Friday, June 9, 2017
For Trinity Sunday, God For Us (book excerpt)
I recently had occasion to revisit God For Us: The Trinity & Christian Life, by Catherine Mowry LaCugna. I thought I'd share a brief excerpt in anticipation of the upcoming Trinity Sunday:
Christian theism has been severely criticized of late because it is said to be projective (Feuerbach, Freud); sexist, patriarchal, and clerical (feminism); bankrupt (atheism; death of God); static (process thought); ideological (liberation theology); nonreferential (analytic philosophy). In effect, these critiques testify to the deleterious outomce of the Christian doctrine of God that is in many respects secular, constructed out of philosophy, not out of the self-revelation of God in Christ. The root of the nonsoteriological doctrine of God is its metaphysics of substance: the pursuit of what God is "in se," not what God is 'in Godself' or 'by Godself.' All of the critiques of classical theism cry out for soteriology: Can we believe in God after Auschwitz?

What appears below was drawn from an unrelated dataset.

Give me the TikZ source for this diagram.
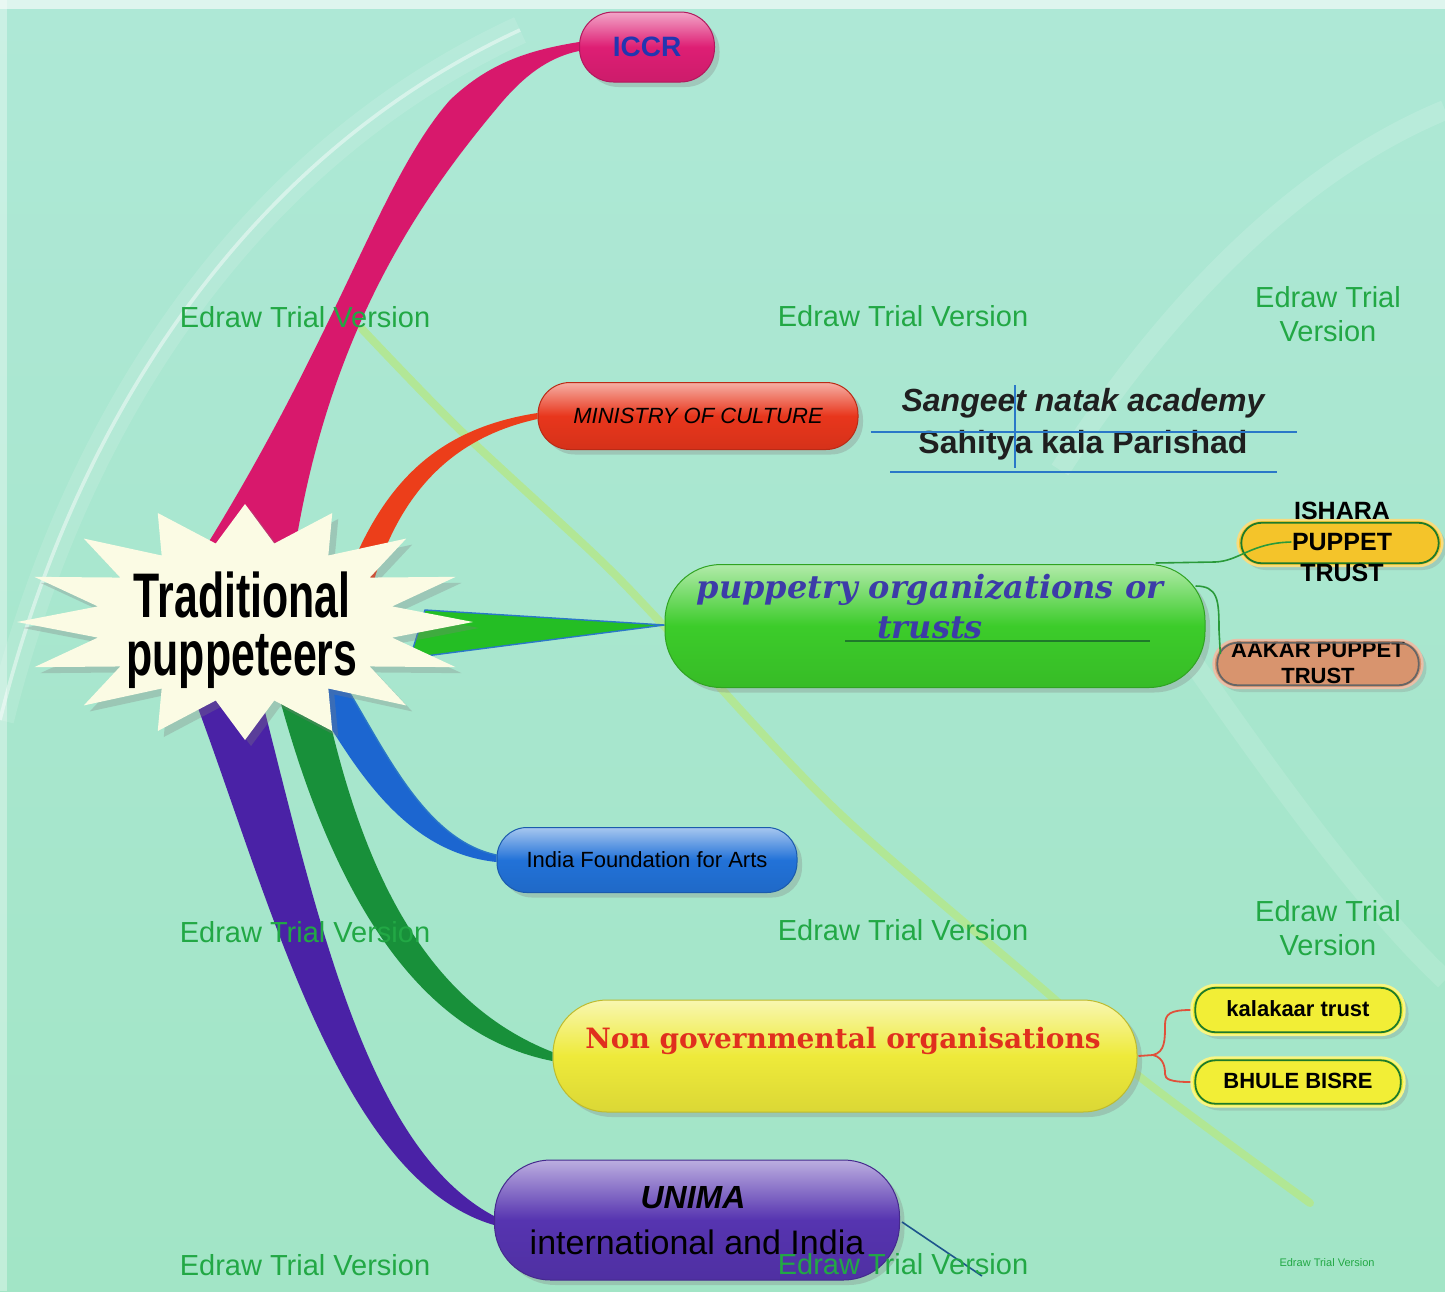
\documentclass[tikz,border=0pt]{standalone}
\usepackage{fontspec}
\setmainfont{Liberation Sans}
\newfontfamily\dvserif{DejaVu Serif}
\usetikzlibrary{shadows,calc}
\definecolor{bgtop}{HTML}{AEE8D6}
\definecolor{bgbot}{HTML}{A2E5C6}
\definecolor{wmC}{HTML}{22A845}
\definecolor{cICCR}{HTML}{DE1E74}
\definecolor{cMin}{HTML}{E8361C}
\definecolor{cPup}{HTML}{3CCC2A}
\definecolor{cInd}{HTML}{2272D8}
\definecolor{cNgo}{HTML}{EEEA3A}
\definecolor{cUni}{HTML}{5634B0}
\definecolor{rMag}{HTML}{D8186C}
\definecolor{rRed}{HTML}{EC3E1A}
\definecolor{rGrn}{HTML}{24BE24}
\definecolor{rBlu}{HTML}{1C66D0}
\definecolor{rDgr}{HTML}{18903A}
\definecolor{rPur}{HTML}{4A22A6}
\definecolor{ishC}{HTML}{F4C42A}
\definecolor{aakC}{HTML}{D8946E}
\definecolor{smallY}{HTML}{F2EE36}
\definecolor{dkgreen}{HTML}{1E7A2A}
\definecolor{pupText}{HTML}{3C3CA8}
\definecolor{ngoText}{HTML}{E0301E}
\definecolor{iccrText}{HTML}{2236B0}
\definecolor{starC}{HTML}{FBFBE4}
\definecolor{lineBlue}{HTML}{2A78C8}
\definecolor{diagC}{HTML}{B4E88C}
\definecolor{conRed}{HTML}{E0503A}
\definecolor{conGrn}{HTML}{2A9A3A}
\pgfdeclarelayer{back}\pgfdeclarelayer{ribbons}\pgfdeclarelayer{front}
\pgfsetlayers{back,ribbons,main,front}
\newcommand\fsz[2]{\fontsize{#1}{#2}\selectfont}
\begin{document}
\begin{tikzpicture}[x=0.5pt,y=-0.5pt,
  pill/.style={rectangle, inner sep=0pt, top color=#1!40!white, bottom color=#1!92!black, middle color=#1,
     draw=#1!80!black, line width=0.5pt,
     drop shadow={opacity=0.3, shadow xshift=2.5pt, shadow yshift=-2.5pt}},
  smallpill/.style={rectangle, inner sep=0pt, rounded corners=12pt, fill=#1, draw=#1!60!white, line width=1.2pt,
     drop shadow={opacity=0.25, shadow xshift=2pt, shadow yshift=-2pt}},
  innerline/.style={draw=dkgreen, line width=0.9pt, rounded corners=10pt},
  wmark/.style={text=wmC, font=\fsz{14.5}{17}, align=center, inner sep=0pt},
  ribbonedge/.style={draw=lineBlue, line width=0.7pt},
  txt/.style={inner sep=0pt, align=center}
]
\useasboundingbox (0,0) rectangle (1445,1291);

% ---------- background ----------
\begin{pgfonlayer}{back}
\fill[top color=bgtop, bottom color=bgbot] (0,0) rectangle (1445,1291);
\fill[white, opacity=0.6] (0,0) rectangle (1445,9);
\fill[white, opacity=0.35] (0,0) rectangle (7,1291);
\draw[white, opacity=0.12, line width=14pt] (0,720) .. controls (80,400) and (260,150) .. (520,30);
\draw[white, opacity=0.45, line width=1.8pt] (0,720) .. controls (80,400) and (260,150) .. (520,30);
\draw[white, opacity=0.14, line width=10pt] (1445,110) .. controls (1300,170) and (1170,300) .. (1060,470);
\draw[white, opacity=0.12, line width=10pt] (1150,600) .. controls (1260,760) and (1360,900) .. (1445,980);
\draw[diagC, opacity=0.85, line width=4pt, line cap=round] plot[smooth] coordinates {(362,329) (459,429) (597,557) (665,627) (836,810) (1052,997) (1140,1077) (1310,1203)};
\end{pgfonlayer}

% ---------- nodes ----------
\coordinate (hub) at (245,622);
\node[pill=cICCR, minimum width=67.5pt, minimum height=35pt, rounded corners=17pt,
      text=iccrText, font=\fsz{14}{16}\bfseries] (iccr) at (647,47) {ICCR};
\node[pill=cMin, minimum width=160pt, minimum height=33.5pt, rounded corners=16pt,
      font=\fsz{11}{13}\itshape] (min) at (698,416) {MINISTRY OF CULTURE};
\node[pill=cPup, minimum width=270pt, minimum height=61.5pt, rounded corners=28pt] (pup) at (935,626) {};
\node[txt, text=pupText, font=\dvserif\fsz{16}{18}\bfseries\itshape] (pupA) at (930,590) {puppetry organizations or};
\node[txt, text=pupText, font=\dvserif\fsz{16}{18}\bfseries\itshape] (pupB) at (930,628) {trusts};
\draw[dkgreen, line width=0.6pt] (845,641) -- (1150,641);
\node[pill=cInd, minimum width=150pt, minimum height=32.5pt, rounded corners=15pt,
      font=\fsz{11}{13}] (ind) at (647,860) {India Foundation for Arts};
\node[pill=cNgo, minimum width=292pt, minimum height=56pt, rounded corners=27pt] (ngo) at (845,1056) {};
\node[txt, text=ngoText, font=\dvserif\fsz{14}{16}\bfseries] (ngoT) at (843,1041) {Non governmental organisations};
\node[pill=cUni, minimum width=202.5pt, minimum height=60pt, rounded corners=28pt] (uni) at (697,1220) {};
\node[txt, font=\fsz{16}{18}\bfseries\itshape] (uniA) at (693,1198) {UNIMA};
\node[txt, font=\fsz{17}{19}] (uniB) at (697,1242) {international and India};

% Sangeet / Sahitya
\node[txt, font=\fsz{16}{18}\bfseries\itshape, text=black!88] (sna) at (1083,403) {Sangeet natak academy};
\node[txt, font=\fsz{16}{18}\bfseries, text=black!88] (skp) at (1083,445) {Sahitya kala Parishad};
\draw[lineBlue, line width=0.8pt] ($(min.east)+(12,16)$) -- (1297,432);
\draw[lineBlue, line width=0.8pt] (890,472) -- (1277,472);
\draw[lineBlue, line width=0.8pt] (1015,385) -- (1015,468);

% small pills
\node[smallpill=ishC, minimum width=102.5pt, minimum height=23pt] (ish) at (1340,543) {};
\draw[innerline] ($(ish.north west)+(5,4)$) rectangle ($(ish.south east)+(-5,-4)$);
\node[smallpill=aakC, minimum width=104.5pt, minimum height=24pt] (aak) at (1318,664) {};
\node[smallpill=smallY, minimum width=106.5pt, minimum height=25pt] (kal) at (1298,1010) {};
\draw[innerline] ($(kal.north west)+(5,4)$) rectangle ($(kal.south east)+(-5,-4)$);
\node[txt, font=\fsz{11}{13}\bfseries] (kalT) at (1298,1009) {kalakaar trust};
\node[smallpill=smallY, minimum width=106.5pt, minimum height=24.5pt] (bhu) at (1298,1082) {};
\draw[innerline] ($(bhu.north west)+(5,4)$) rectangle ($(bhu.south east)+(-5,-4)$);
\node[txt, font=\fsz{11}{13}\bfseries] (bhuT) at (1298,1081) {BHULE BISRE};

% connectors to small pills
\draw[conRed, line width=0.9pt] ($(ngo.east)+(1,0)$) -- (1153,1055) .. controls (1165,1052) and (1165,1040) .. (1165,1025) .. controls (1165,1014) and (1170,1010) .. (kal.west);
\draw[conRed, line width=0.9pt] (1153,1055) .. controls (1165,1058) and (1165,1070) .. (1165,1074) .. controls (1165,1079) and (1170,1082) .. (bhu.west);
\draw[lineBlue!70!black, line width=0.8pt] ($(uni.east)+(2,2)$) -- (982,1276);

\begin{pgfonlayer}{front}
\node[txt, font=\fsz{12.5}{15.5}\bfseries] (ishT) at (1342,542) {ISHARA\\PUPPET\\TRUST};
\node[txt, font=\fsz{11}{13}\bfseries] (aakT) at (1318,663) {AAKAR PUPPET\\TRUST};
\draw[innerline, draw=black!60] ($(aak.north west)+(5,4)$) rectangle ($(aak.south east)+(-5,-4)$);
\draw[conGrn, line width=0.8pt] ($(pup.north east)+(-50,-1)$) -- (1215,562) .. controls (1240,561) and (1250,543) .. ($(ish.west)+(55,-1)$);
\draw[conGrn, line width=0.8pt] ($(pup.east)+(-10,-40)$) .. controls (1218,586) and (1219,600) .. (1219,630) -- ($(aak.west)+(8,-10)$);
\node[wmark] (wm1) at (305,317) {Edraw Trial Version};
\node[wmark] (wm2) at (903,316) {Edraw Trial Version};
\node[wmark] (wm3) at (1328,314) {Edraw Trial\\Version};
\node[wmark] (wm4) at (305,932) {Edraw Trial Version};
\node[wmark] (wm5) at (903,930) {Edraw Trial Version};
\node[wmark] (wm6) at (1328,928) {Edraw Trial\\Version};
\node[wmark] (wm7) at (305,1265) {Edraw Trial Version};
\node[wmark] (wm8) at (903,1264) {Edraw Trial Version};
\node[txt, text=wmC, font=\fsz{5.5}{6}] (wm9) at (1327,1263) {Edraw Trial Version};
\end{pgfonlayer}

% ---------- ribbons ----------
\begin{pgfonlayer}{ribbons}
\fill[rMag] (205,548) .. controls (340,330) and (380,180) .. (450,100)
   .. controls (490,62) and (530,50) .. ([yshift=2.5pt]iccr.west)
   -- ([yshift=-2pt]iccr.west) .. controls (545,58) and (520,80) .. (497,108)
   .. controls (420,200) and (330,330) .. (295,548) -- cycle;
\fill[rRed] (348,575) .. controls (385,480) and (440,428) .. ([yshift=1.5pt]min.west)
   -- ([yshift=-1.5pt]min.west) .. controls (450,438) and (400,495) .. (374,580) -- cycle;
\filldraw[fill=rGrn, ribbonedge] (425,610) -- ([yshift=0.5pt]pup.west) -- (410,658) -- cycle;
\fill[rBlu] (305,685) .. controls (350,760) and (400,852) .. ([yshift=-1pt]ind.west)
   -- ([yshift=2.5pt]ind.west) .. controls (425,840) and (385,750) .. (345,685) -- cycle;
\draw[lineBlue, line width=0.7pt] (345,685) .. controls (385,750) and (425,840) .. ([yshift=2.5pt]ind.west);
\fill[rDgr] (280,700) .. controls (335,900) and (420,1035) .. ([yshift=-2.5pt]ngo.west)
   -- ([yshift=2pt]ngo.west) .. controls (420,1000) and (360,860) .. (325,700) -- cycle;
\fill[rPur] (195,700) .. controls (270,900) and (340,1180) .. ([yshift=-2.5pt]uni.west)
   -- ([yshift=2pt]uni.west) .. controls (370,1150) and (320,930) .. (262,700) -- cycle;
\end{pgfonlayer}

% ---------- central star ----------
\path[fill=starC, drop shadow={opacity=0.3, shadow xshift=3pt, shadow yshift=-3pt}]
  plot[variable=\k, samples at={0,...,31}]
  ({245+ifthenelse(mod(\k,2)==0,228,150)*cos(180+11.25*\k)},
   {622+ifthenelse(mod(\k,2)==0,118,80)*sin(180+11.25*\k)}) -- cycle;
\node[txt, font=\fsz{31.5}{29}\bfseries] (tp) at (242,630) {\scalebox{0.68}[1]{Traditional}\\\scalebox{0.68}[1]{puppeteers}};
\end{tikzpicture}
\end{document}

Can a male savior save women? Does God's justice prefer the rich and powerful? Can God respond to petitionary prayer? Does belief in God inhibit the full development of human persons? Does God predetermine the fate of individuals, and is freedom illusory? All these questions are at base questions about the character, the 'who' of God. Theology ought to be able to answer them. Theology cannot answer them by taking refuge in the classical metaphysical properties of God, such as omnipotence, omniscience, omnibenevolence, impassibility, incorporeality, and simplicity, since these are the very attributes that seem dubious. The only option is for Christian theology to start afresh from its original basis in the experience of being saved by God through Christ in the power of the Holy Spirit. The only option for Christian theology, in other words, is to be trinitarian.